● EXERCISE
Retype only what runs from the first line of the listing to the line holding "plt.rcParams['font.family'] = ['Liberation", both included. Do not retype the pictures.
------ SOURCE DATA ------
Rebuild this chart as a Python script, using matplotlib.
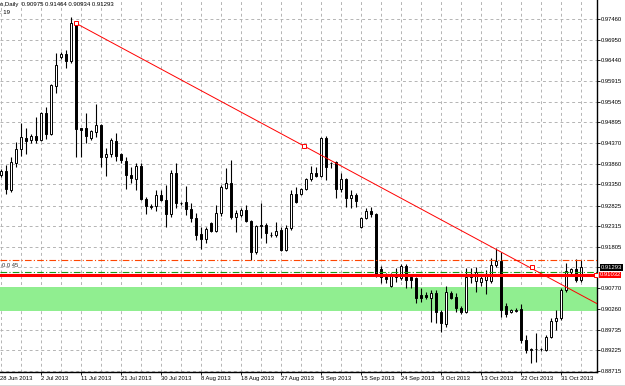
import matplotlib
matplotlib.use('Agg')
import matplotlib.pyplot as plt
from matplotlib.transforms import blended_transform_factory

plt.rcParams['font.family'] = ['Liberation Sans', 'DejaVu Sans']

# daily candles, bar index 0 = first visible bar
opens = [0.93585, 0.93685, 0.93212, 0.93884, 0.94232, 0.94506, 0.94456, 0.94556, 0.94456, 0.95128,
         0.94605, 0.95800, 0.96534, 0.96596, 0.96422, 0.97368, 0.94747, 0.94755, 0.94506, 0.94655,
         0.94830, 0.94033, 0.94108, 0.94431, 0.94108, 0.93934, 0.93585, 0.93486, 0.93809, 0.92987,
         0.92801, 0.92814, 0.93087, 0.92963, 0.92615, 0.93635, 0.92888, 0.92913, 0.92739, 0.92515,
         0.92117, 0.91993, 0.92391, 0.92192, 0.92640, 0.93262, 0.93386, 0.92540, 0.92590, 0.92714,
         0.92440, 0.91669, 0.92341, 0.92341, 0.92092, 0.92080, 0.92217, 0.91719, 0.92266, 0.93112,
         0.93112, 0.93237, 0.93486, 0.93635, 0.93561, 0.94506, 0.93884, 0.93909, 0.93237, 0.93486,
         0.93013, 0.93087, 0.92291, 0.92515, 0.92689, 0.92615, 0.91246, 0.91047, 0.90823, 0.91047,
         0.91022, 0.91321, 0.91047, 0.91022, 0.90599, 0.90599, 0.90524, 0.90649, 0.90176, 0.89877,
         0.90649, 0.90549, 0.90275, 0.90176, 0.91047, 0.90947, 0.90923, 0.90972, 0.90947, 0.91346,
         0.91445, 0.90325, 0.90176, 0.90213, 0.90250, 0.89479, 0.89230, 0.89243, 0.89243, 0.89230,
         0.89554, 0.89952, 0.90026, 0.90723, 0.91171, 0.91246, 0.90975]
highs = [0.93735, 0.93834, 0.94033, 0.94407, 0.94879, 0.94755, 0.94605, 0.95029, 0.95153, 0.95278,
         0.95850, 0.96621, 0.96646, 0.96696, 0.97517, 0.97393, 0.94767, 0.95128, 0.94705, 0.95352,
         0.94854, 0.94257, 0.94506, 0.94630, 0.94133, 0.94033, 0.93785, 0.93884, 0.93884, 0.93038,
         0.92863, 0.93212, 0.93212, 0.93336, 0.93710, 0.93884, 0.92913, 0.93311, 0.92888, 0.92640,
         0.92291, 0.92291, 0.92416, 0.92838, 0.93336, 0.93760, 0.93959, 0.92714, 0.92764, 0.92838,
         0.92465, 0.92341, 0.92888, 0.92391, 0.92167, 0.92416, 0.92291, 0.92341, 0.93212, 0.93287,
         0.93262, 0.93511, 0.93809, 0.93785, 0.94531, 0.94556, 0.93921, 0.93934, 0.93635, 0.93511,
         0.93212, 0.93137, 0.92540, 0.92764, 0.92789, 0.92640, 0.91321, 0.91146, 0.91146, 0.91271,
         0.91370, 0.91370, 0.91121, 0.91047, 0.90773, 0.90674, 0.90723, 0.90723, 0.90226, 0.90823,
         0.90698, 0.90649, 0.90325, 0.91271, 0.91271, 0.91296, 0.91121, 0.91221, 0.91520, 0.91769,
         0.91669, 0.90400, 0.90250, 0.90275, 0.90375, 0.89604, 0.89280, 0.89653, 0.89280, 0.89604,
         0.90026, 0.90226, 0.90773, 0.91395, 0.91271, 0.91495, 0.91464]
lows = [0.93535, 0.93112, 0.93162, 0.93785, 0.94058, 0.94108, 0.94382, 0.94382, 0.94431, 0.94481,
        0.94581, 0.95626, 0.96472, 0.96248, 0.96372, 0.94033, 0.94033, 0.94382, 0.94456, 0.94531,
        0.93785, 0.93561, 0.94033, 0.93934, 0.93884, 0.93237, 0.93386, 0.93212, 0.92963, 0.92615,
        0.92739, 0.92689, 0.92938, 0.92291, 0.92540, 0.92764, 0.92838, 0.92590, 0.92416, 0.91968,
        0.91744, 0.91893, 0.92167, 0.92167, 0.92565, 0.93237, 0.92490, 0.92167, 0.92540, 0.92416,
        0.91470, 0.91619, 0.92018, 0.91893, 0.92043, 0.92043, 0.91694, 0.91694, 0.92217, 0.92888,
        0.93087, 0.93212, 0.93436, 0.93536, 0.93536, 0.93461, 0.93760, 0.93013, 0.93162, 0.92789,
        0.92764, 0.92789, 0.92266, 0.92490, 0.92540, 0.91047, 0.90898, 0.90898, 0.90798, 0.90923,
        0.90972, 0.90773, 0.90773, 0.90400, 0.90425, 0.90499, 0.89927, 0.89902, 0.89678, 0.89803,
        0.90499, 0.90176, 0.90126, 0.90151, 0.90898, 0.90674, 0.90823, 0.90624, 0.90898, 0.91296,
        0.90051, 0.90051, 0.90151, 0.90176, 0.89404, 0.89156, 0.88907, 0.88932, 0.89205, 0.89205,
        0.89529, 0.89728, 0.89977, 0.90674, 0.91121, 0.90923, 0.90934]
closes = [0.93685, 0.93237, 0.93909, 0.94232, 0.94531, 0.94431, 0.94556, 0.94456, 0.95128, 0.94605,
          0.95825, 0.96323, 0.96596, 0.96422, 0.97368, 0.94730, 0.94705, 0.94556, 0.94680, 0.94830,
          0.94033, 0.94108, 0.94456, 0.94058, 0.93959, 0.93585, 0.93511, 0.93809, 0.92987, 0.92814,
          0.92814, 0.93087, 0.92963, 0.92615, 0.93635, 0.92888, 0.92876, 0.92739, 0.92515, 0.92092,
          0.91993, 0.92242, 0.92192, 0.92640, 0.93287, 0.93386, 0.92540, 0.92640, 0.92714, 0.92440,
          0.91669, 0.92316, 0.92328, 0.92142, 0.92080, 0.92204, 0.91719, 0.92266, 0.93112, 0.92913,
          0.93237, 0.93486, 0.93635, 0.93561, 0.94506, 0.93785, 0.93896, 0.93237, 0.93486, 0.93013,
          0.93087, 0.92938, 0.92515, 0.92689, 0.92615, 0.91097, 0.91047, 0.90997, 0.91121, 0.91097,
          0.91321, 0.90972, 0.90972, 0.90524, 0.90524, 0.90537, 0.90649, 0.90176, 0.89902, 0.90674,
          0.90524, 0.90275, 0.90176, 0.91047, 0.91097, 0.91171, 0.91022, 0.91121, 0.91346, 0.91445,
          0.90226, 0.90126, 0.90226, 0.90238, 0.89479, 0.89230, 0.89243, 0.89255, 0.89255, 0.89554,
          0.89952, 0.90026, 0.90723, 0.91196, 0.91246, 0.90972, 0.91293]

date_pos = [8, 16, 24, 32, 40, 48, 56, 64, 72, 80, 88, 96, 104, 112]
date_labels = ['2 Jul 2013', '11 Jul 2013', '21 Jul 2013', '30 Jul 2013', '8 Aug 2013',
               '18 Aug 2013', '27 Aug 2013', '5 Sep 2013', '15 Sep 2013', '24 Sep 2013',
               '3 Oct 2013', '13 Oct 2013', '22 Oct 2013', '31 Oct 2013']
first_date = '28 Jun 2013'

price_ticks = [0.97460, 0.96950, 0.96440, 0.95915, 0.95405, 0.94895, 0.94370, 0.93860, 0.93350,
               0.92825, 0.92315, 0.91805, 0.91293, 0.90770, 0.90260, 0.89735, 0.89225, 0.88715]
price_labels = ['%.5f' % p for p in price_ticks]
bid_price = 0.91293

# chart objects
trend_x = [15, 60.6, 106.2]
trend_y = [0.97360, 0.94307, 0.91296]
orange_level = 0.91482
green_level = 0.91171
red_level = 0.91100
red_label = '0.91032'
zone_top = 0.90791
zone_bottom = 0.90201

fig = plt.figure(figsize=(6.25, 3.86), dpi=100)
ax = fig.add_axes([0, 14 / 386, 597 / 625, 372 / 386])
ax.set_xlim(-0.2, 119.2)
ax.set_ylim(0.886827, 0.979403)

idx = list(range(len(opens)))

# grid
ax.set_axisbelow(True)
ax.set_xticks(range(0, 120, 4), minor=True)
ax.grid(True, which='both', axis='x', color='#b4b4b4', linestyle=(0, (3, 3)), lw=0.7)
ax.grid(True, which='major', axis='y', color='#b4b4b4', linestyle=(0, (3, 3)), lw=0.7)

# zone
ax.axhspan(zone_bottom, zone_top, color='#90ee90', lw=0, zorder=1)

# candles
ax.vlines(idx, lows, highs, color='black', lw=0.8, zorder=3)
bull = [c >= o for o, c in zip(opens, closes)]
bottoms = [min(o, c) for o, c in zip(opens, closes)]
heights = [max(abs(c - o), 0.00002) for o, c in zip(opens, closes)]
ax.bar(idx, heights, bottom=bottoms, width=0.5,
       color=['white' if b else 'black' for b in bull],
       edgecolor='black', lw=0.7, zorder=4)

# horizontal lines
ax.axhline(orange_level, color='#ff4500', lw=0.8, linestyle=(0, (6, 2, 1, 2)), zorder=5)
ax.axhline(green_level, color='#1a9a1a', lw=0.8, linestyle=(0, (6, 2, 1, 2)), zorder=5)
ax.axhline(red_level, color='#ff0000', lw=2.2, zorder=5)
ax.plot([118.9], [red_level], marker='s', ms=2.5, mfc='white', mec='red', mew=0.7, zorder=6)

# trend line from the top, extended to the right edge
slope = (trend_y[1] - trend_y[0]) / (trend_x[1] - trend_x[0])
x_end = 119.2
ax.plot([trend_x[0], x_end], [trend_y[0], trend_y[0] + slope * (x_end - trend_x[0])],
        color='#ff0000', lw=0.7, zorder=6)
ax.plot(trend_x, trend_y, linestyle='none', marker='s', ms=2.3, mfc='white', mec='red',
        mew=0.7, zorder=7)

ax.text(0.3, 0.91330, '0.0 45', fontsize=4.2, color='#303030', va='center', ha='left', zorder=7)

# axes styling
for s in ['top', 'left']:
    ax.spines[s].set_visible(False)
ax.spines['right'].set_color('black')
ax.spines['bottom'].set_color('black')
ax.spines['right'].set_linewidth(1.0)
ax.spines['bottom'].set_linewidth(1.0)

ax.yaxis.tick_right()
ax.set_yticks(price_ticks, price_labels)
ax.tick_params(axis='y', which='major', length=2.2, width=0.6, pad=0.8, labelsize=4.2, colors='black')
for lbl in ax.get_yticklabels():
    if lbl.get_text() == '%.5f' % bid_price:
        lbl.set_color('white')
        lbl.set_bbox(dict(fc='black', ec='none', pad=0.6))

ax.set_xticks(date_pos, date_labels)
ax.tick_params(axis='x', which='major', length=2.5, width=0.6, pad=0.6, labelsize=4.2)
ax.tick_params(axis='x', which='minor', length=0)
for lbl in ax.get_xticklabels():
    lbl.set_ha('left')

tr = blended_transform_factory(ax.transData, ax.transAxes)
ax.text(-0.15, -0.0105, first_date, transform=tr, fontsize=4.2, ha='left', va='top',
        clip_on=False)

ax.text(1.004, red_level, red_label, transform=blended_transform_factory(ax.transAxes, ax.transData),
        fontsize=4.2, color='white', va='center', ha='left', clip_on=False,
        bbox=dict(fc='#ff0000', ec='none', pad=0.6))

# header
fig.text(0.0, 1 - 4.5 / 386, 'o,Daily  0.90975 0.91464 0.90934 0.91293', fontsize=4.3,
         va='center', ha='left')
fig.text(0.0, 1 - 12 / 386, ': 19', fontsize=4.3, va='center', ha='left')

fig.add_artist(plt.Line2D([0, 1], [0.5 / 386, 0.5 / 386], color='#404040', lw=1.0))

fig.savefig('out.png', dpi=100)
------
● WRITTEN REPLY
Rebuild this chart as a Python script, using matplotlib.
import matplotlib
matplotlib.use('Agg')
import matplotlib.pyplot as plt
from matplotlib.transforms import blended_transform_factory

plt.rcParams['font.family'] = ['Liberation Sans', 'DejaVu Sans']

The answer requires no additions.